Something that isn't often talked about in this world is how alliances administer justice. Despite the dearth of discussion though, it's actually a crucial subject when it comes to understanding our world because the way justice is delivered across the Cyberverse has a great deal of bearing on how community norms are enforced and alliances maintain control.
So to aid in understanding, this entry will focus on the different generalized systems for administering justice and will analyze their relative strengths and weaknesses.
The first type of justice is arguably the simplest of the lot: justice by decree. In a justice by decree system, one individual or small group of individuals holds the power to decree punishments, and can usually delegate some or all of this power to others in the alliance. The second type of system is the one most familiar in RL: court justice. In a court justice system, one individual or a group of individuals is appointed or elected to administer justice in the alliance. This court decides on punishments, but unlike in a decree justice system, the court is bound by higher law to administer justice consistent with said higher law's guarantees of rights and due process; there can also be a process by which one can appeal the decision of the court to another authority within the alliance. This limits the court's power and strengthens the rights of individual alliance members. The last type of system is the one most associated with socialist alliances: direct democratic justice. In a direct democratic justice system, all alliance members have the right to decide on some or all punishments.

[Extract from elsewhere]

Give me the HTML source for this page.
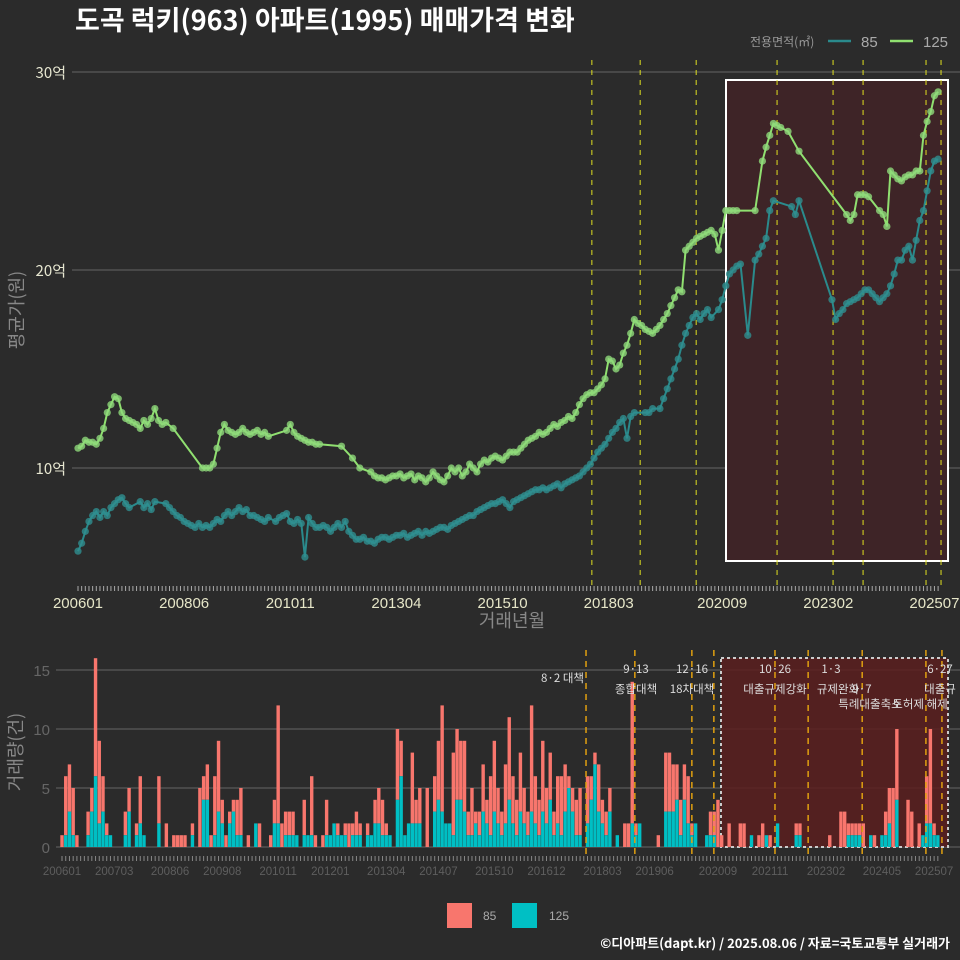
<!DOCTYPE html>
<html><head><meta charset="utf-8"><style>
html,body{margin:0;padding:0;background:#2b2b2b;}
svg{display:block;font-family:"Liberation Sans","Noto Sans CJK KR",sans-serif;}
</style></head><body>
<svg id="chart" width="960" height="960" viewBox="0 0 960 960" xmlns="http://www.w3.org/2000/svg">
<rect x="0" y="0" width="960" height="960" fill="#2b2b2b"/>
<text x="75" y="30" fill="#ffffff" font-size="27" font-weight="bold" font-family="'Noto Sans CJK KR',sans-serif">도곡 럭키(963) 아파트(1995) 매매가격 변화</text>
<g>
<text x="750" y="46" fill="#999" font-size="12" font-family="'Noto Sans CJK KR',sans-serif">전용면적(㎡)</text>
<line x1="828" y1="41" x2="851" y2="41" stroke="#2a8a8c" stroke-width="2.5"/>
<text x="861" y="47" fill="#aaa" font-size="15">85</text>
<line x1="890" y1="41" x2="913" y2="41" stroke="#90e070" stroke-width="2.5"/>
<text x="923" y="47" fill="#aaa" font-size="15">125</text>
</g>
<g id="topPanel"></g>
<g id="botPanel"></g>
<g>
<rect x="447" y="903" width="25" height="25" fill="#F8766D"/>
<text x="483" y="920" fill="#aaa" font-size="12">85</text>
<rect x="512" y="903" width="25" height="25" fill="#00BFC4"/>
<text x="549" y="920" fill="#aaa" font-size="12">125</text>
</g>
<text x="950" y="948" text-anchor="end" fill="#fff" font-size="13" font-weight="bold" font-family="'Noto Sans CJK KR',sans-serif">©디아파트(dapt.kr) / 2025.08.06 / 자료=국토교통부 실거래가</text>
</svg>
<script>
const N = null;
const price125 = [
11.0,11.1,11.4,11.3,11.3,11.2,11.5,12.0,12.8,13.2,13.6,13.5,
12.8,12.5,12.4,12.3,12.2,12.0,12.4,12.2,12.5,13.0,12.4,12.2,
12.3,N,12.0,N,N,N,N,N,N,N,10.0,10.0,
10.0,10.2,11.0,11.8,12.2,11.9,11.8,11.7,11.8,12.0,11.8,11.7,
11.8,11.9,11.7,11.8,11.6,N,N,N,N,11.9,12.2,11.8,
11.6,11.5,11.4,11.3,11.3,11.2,11.2,N,N,N,N,N,
11.1,N,N,10.5,N,10.0,N,N,9.8,9.6,9.5,9.5,
9.4,9.5,9.6,9.6,9.7,9.5,9.6,9.7,9.4,9.6,9.5,9.3,
9.5,9.8,9.6,9.4,9.3,9.6,10.0,9.8,10.0,9.6,9.8,10.2,
10.0,9.8,10.2,10.4,10.3,10.5,10.6,10.5,10.4,10.6,10.8,10.8,
10.8,11.0,11.2,11.4,11.5,11.6,11.8,11.7,11.8,12.0,12.2,12.1,
12.3,12.4,12.6,12.5,12.8,13.2,13.5,13.7,13.8,13.8,14.0,14.2,
14.5,15.5,15.4,15.0,15.2,15.8,16.2,16.8,17.5,17.3,17.2,17.0,
16.9,16.8,17.0,17.2,17.5,17.8,18.2,18.6,19.0,18.9,21.0,21.2,
21.4,21.6,21.7,21.8,21.9,22.0,21.8,21.0,22.0,23.0,23.0,23.0,
23.0,N,N,N,N,23.0,N,25.5,26.2,26.8,27.4,27.3,
27.2,N,27.0,N,N,26.0,N,N,N,N,N,N,
N,N,N,N,N,N,22.8,22.5,22.8,23.8,23.8,23.8,
23.7,N,N,23.0,22.8,22.2,25.0,24.8,24.6,24.5,24.7,24.8,
24.8,25.0,25.0,26.8,27.5,28.0,28.8,29.0];
const price85 = [
5.8,6.2,6.8,7.3,7.6,7.8,7.5,7.8,7.6,8.0,8.2,8.4,
8.5,8.2,8.0,N,N,8.3,8.0,8.2,7.9,8.3,N,N,
8.2,8.0,7.8,7.6,7.5,7.3,7.2,7.1,7.0,7.2,7.0,7.1,
7.0,7.2,7.4,7.3,7.6,7.8,7.6,7.8,8.0,7.8,7.9,7.6,
7.6,7.5,7.4,7.3,7.5,N,7.3,7.5,7.6,7.7,7.3,7.2,
7.4,7.2,5.5,7.5,7.2,7.0,7.0,7.1,7.0,6.8,7.0,7.2,
7.0,7.3,6.8,6.6,6.4,6.4,6.5,6.3,6.3,6.2,6.4,6.5,
6.5,6.4,6.5,6.6,6.6,6.7,6.5,6.6,6.7,6.8,6.6,6.8,
6.7,6.8,6.9,7.0,7.0,6.9,7.1,7.2,7.3,7.4,7.5,7.6,
7.6,7.8,7.9,8.0,8.1,8.2,8.2,8.3,8.4,8.2,8.0,8.3,
8.4,8.5,8.6,8.7,8.8,8.9,8.9,9.0,8.9,9.0,9.1,9.2,
9.0,9.2,9.3,9.4,9.5,9.6,9.8,10.0,10.2,10.5,10.8,11.0,
11.2,11.5,11.8,12.0,12.3,12.5,11.5,12.6,12.8,N,N,12.8,
12.8,13.0,N,13.0,13.5,14.0,14.5,15.0,15.5,16.2,16.8,17.2,
17.6,17.8,17.5,17.8,18.0,17.6,N,18.0,18.5,19.2,19.8,20.0,
20.2,20.3,N,16.7,N,20.5,20.8,21.2,21.6,23.0,23.5,N,
N,N,N,23.2,22.8,23.5,N,N,N,N,N,N,
N,N,18.5,17.5,17.8,18.0,18.3,18.4,18.5,18.6,18.8,19.0,
19.0,18.8,18.6,18.4,18.6,18.8,19.2,19.8,20.5,20.5,21.0,21.2,
20.5,21.5,22.5,23.0,24.0,25.0,25.5,25.6];
const vol85 = [
1,5,4,4,1,0,0,2,2,10,7,3,1,0,0,0,0,2,2,0,1,4,0,0,0,0,4,0,2,0,
1,1,1,1,0,1,0,5,2,3,1,5,6,2,1,1,1,3,4,0,1,0,0,2,0,0,1,2,10,2,
2,2,2,0,0,3,0,5,1,0,1,3,0,0,1,0,1,2,1,2,1,0,1,0,2,3,3,1,0,0,
6,3,0,0,6,2,3,0,5,0,3,5,9,0,0,7,6,5,6,2,4,1,2,4,2,5,6,3,2,5,
7,4,3,5,3,2,9,4,3,6,3,4,2,4,5,4,1,2,3,4,0,4,2,1,4,2,2,2,0,0,
0,2,2,12,1,0,0,0,0,0,1,0,5,5,4,3,3,3,4,1,0,0,0,0,2,2,4,1,0,2,
0,0,2,2,0,0,0,1,2,0,1,0,0,0,0,0,0,1,1,0,0,0,0,0,0,0,1,0,0,3,
3,1,1,1,1,2,0,0,1,0,0,2,3,5,6,0,0,4,3,0,2,0,4,8,1,0];
const vol125 = [
0,1,3,1,0,0,0,1,3,6,2,3,1,1,0,0,0,1,3,0,1,2,1,0,0,0,2,0,0,0,
0,0,0,0,0,1,0,0,4,4,0,1,3,2,0,2,3,1,1,0,0,0,2,0,0,0,0,2,2,0,
1,1,1,1,0,1,1,1,0,0,0,1,1,2,1,1,1,0,1,1,1,0,1,1,2,2,1,1,1,0,
4,6,1,2,2,2,2,0,0,0,3,4,3,2,2,1,4,4,3,1,1,2,1,3,2,1,3,2,1,2,
4,2,1,3,2,1,3,2,1,3,2,4,1,2,1,3,5,3,1,1,0,2,4,7,3,2,1,3,0,1,
0,0,0,2,1,2,0,0,0,0,0,0,3,3,3,4,1,4,2,1,2,0,0,1,1,1,0,0,0,0,
0,0,0,0,0,1,0,0,0,1,0,0,2,0,0,0,0,1,1,0,0,0,0,0,0,0,0,0,0,0,
0,1,1,1,1,0,0,1,0,0,1,1,2,0,4,0,0,0,0,0,0,1,2,2,1,1];
const priceTicks = [10,20,30];
const priceTickLabels = ["10억","20억","30억"];
const volTicks = [0,5,10,15];
const topXLabels = ["200601","200806","201011","201304","201510","201803","202009","202302","202507"];
const topXLabelMonths = [0,29,58,87,116,145,176,205,234];
const botXLabels = ["200601","200703","200806","200908","201011","201201","201304","201407","201510","201612","201803","201906","202009","202111","202302","202405","202507"];
const botXLabelMonths = [0,14,29,43,58,72,87,101,116,130,145,159,176,190,205,220,234];
const topPolicyMonths = [140.4,153.6,168.9,191,206.3,214.5,231.7,235.8];
const botPolicyMonths = [140.6,153.7,169,174.9,191.3,200.2,214.7,231.8,236.1];
const NM = 236;

const NS="http://www.w3.org/2000/svg";
function mk(tag, attrs, parent){const e=document.createElementNS(NS,tag);for(const k in attrs)e.setAttribute(k,attrs[k]);parent.appendChild(e);return e;}
const topG=document.getElementById('topPanel'), botG=document.getElementById('botPanel');
const tx = i => 78 + i*3.66;
const ty = v => 468 - (v-10)*19.8;
const bx = i => 62 + i*3.727;
const by = v => 847 - v*11.8;
const kr = "'Noto Sans CJK KR',sans-serif";

// ---- top panel ----
priceTicks.forEach((t,k)=>{
  const g=mk('line',{x1:72,x2:960,y1:ty(t),y2:ty(t),stroke:'#5a5a5a','stroke-width':1.2},topG);
  
  
  const l=mk('text',{x:66,y:ty(t)+6,'text-anchor':'end',fill:'#e6e6d0','font-size':15,'font-family':kr},topG);
  l.textContent=priceTickLabels[k];
  
  
});
const box=mk('rect',{x:726,y:80,width:222,height:481,fill:'#3e2427',stroke:'#ffffff','stroke-width':2},topG);


topPolicyMonths.forEach(m=>{
  const l=mk('line',{x1:tx(m),x2:tx(m),y1:60,y2:588,stroke:'#e0e020','stroke-width':1,'stroke-dasharray':'5,5'},topG);
  
  
});
function drawSeries(arr,color,ptColor,name){
  let d='';let first=true;
  arr.forEach((v,i)=>{ if(v===null)return; d+=(first?'M':'L')+tx(i).toFixed(1)+','+ty(v).toFixed(1); first=false;});
  const p=mk('path',{d:d,fill:'none',stroke:color,'stroke-width':2},topG);
  
  
  arr.forEach((v,i)=>{ if(v===null)return;
    const c=mk('circle',{cx:tx(i),cy:ty(v),r:3.6,fill:ptColor,'fill-opacity':0.8},topG);
    
    
  });
}
drawSeries(price85,'#2a8a8c','#2f8f90','series-85');
drawSeries(price125,'#90e070','#8fd97a','series-125');
for(let i=0;i<NM;i++){
  const t=mk('line',{x1:tx(i),x2:tx(i),y1:586,y2:591,stroke:'#aaa','stroke-width':1},topG);
  
  
}
topXLabels.forEach((s,k)=>{
  const t=mk('text',{x:tx(topXLabelMonths[k]),y:608,'text-anchor':'middle',fill:'#e6e6c8','font-size':15},topG);
  t.textContent=s;
  
  
});
const xt=mk('text',{x:512,y:627,'text-anchor':'middle',fill:'#888','font-size':18,'font-family':kr},topG);
xt.textContent='거래년월';


const yt=mk('text',{x:0,y:0,transform:'translate(23,310) rotate(-90)','text-anchor':'middle',fill:'#888','font-size':18,'font-family':kr},topG);
yt.textContent='평균가(원)';



// ---- bottom panel ----
volTicks.forEach(t=>{
  const g=mk('line',{x1:56,x2:960,y1:by(t),y2:by(t),stroke:'#5a5a5a','stroke-width':1.2},botG);
  
  
  const l=mk('text',{x:50,y:by(t)+6,'text-anchor':'end',fill:'#666','font-size':15},botG);
  l.textContent=String(t);
  
  
});
const bbox=mk('rect',{x:721,y:658,width:227,height:189,fill:'#5a1e1e','fill-opacity':0.85,stroke:'#cccccc','stroke-width':2,'stroke-dasharray':'3,3'},botG);


for(let i=0;i<NM;i++){
  const a=vol125[i]||0, b=vol85[i]||0;
  if(b>0){const r=mk('rect',{x:bx(i)-1.7,y:by(a+b),width:3.4,height:b*11.8,fill:'#F8766D'},botG);
    
    }
  if(a>0){const r=mk('rect',{x:bx(i)-1.7,y:by(a),width:3.4,height:a*11.8,fill:'#00BFC4'},botG);
    
    }
}
botPolicyMonths.forEach(m=>{
  const l=mk('line',{x1:bx(m),x2:bx(m),y1:650,y2:858,stroke:'#e0a010','stroke-width':1.5,'stroke-dasharray':'6,5'},botG);
  
  
});
const notes=[["8·2 대책",584,682,"end"],["9·13",636,673,"middle"],["종합대책",636,693,"middle"],["12·16",692,673,"middle"],["18차대책",692,693,"middle"],["10·26",775,673,"middle"],["대출규제강화",775,693,"middle"],["1·3",831,673,"middle"],["규제완화",838,693,"middle"],["9·7",862,693,"middle"],["특례대출축소",870,708,"middle"],["토허제 해제",920,708,"middle"],["6·27",940,673,"middle"],["대출규",940,693,"middle"]];
notes.forEach(n=>{
  const t=mk('text',{x:n[1],y:n[2],'text-anchor':n[3],fill:'#dddddd','font-size':11.5,'font-family':kr},botG);
  t.textContent=n[0];
  
  
});
for(let i=0;i<NM;i++){
  const t=mk('line',{x1:bx(i),x2:bx(i),y1:856,y2:861,stroke:'#888','stroke-width':1},botG);
  
  
}
botXLabels.forEach((s,k)=>{
  const t=mk('text',{x:bx(botXLabelMonths[k]),y:875,'text-anchor':'middle',fill:'#5e5e5e','font-size':11.5},botG);
  t.textContent=s;
  
  
});
const vt=mk('text',{x:0,y:0,transform:'translate(22,752) rotate(-90)','text-anchor':'middle',fill:'#888','font-size':18,'font-family':kr},botG);
vt.textContent='거래량(건)';


</script>
</body></html>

So now that we have this framework of the basic types of justice systems in the Cyberverse, the next step is to look at their relative strengths and weaknesses and then perhaps formulate an approach that might be better than any one of those above. Justice by decree systems have one huge leg up on all the others: efficiency. Nothing is more efficient than one individual or small group just deciding who should be punished and how. No trial, no need for procedures to be followed, just one person (or a few) deciding. However, the problem with this system also stems from this massive efficiency: potential for abuse. Since there is no chance of appeal, and one person or a small group holds all the power, if at some point a particularly malevolent person or people come(s) into that position or those positions, the results could be disastrous for the alliance. Court justice systems provide for strong individual rights, which vastly reduces the potential for abuse which is so high in decree justice systems. This reduced risk of abuse comes at a significant cost though: much less in the way of efficiency. The need for detailed, standardized, and consistently enforced procedures, due process, lengthy trials and the like to ensure rights are fully respected makes court justice systems the most inefficient of the three. Direct democratic justice systems are very participatory as they ensure just about every member can be involved in administering justice. This creates a collegial atmosphere and possibly keeps members better informed as to how the alliance handles those who misbehave. The downside is that a vote or other kind of large-scale decision process is required to actually enact consequences, which can be costly and time consuming to organize, even in smaller alliances, and there is almost as much of a potential for abuse as in decree justice systems. Whereas decree systems suffer from this potential due to their concentration of power, direct democratic systems suffer from it for the opposite reason but to a similar degree. There is a risk that mob justice may prevail, in which vocal members get enough support to punish someone who in fact has done nothing wrong or get a member severely punished for what is typically considered a minor offense.
Given this, none of these systems are perfect, and none ever will be perfect. No system can be, but the question is could one design a better system. Each of the above has clear pros and cons, so it may be possible to construct a hybrid system that minimizes the cons and maximizes the pros.
Consider a Court-Decree system. In a court-decree system, one person person or a small group holds the power to decree punishments. Unlike in a pure decree system though, the offenses are specifically defined in advance and ex post facto punishment is not allowed, so the one or ones decreeing punishment don't also get to decide in the moment what is punishable. And on top of this, all those being considered for punishment have the right to defend themselves and know what they are accused of having done. This does not mean they have the right to a fair trial or the right to counsel; evidence of the offense isn't even necessary, though the authority may decide not to punish without it in specific cases. The defense they make need not even be public (though if it is private one third-party witness would need to be present just to keep everyone honest) nor does it need to have a fixed duration. Anything that is not listed here would be decided by the authority determining the punishment (or lack thereof, as the case may be). The point is, this avoids the potential for mob justice found in direct democratic systems (the participatory aspect isn't essential to justice and is only desirable in actual direct democracies), keeps much of the efficiency of decree systems (since it avoids lengthy trials and keeps procedures to a bare minimum), while providing just enough protections to mitigate much of the risk of abuse.
This system isn't perfect obviously, but it would seem it's a fair bit better than the others, all other things being equal. And of course, this doesn't take into account alliances' histories and cultures, this is a model system and is not designed for a specific alliance.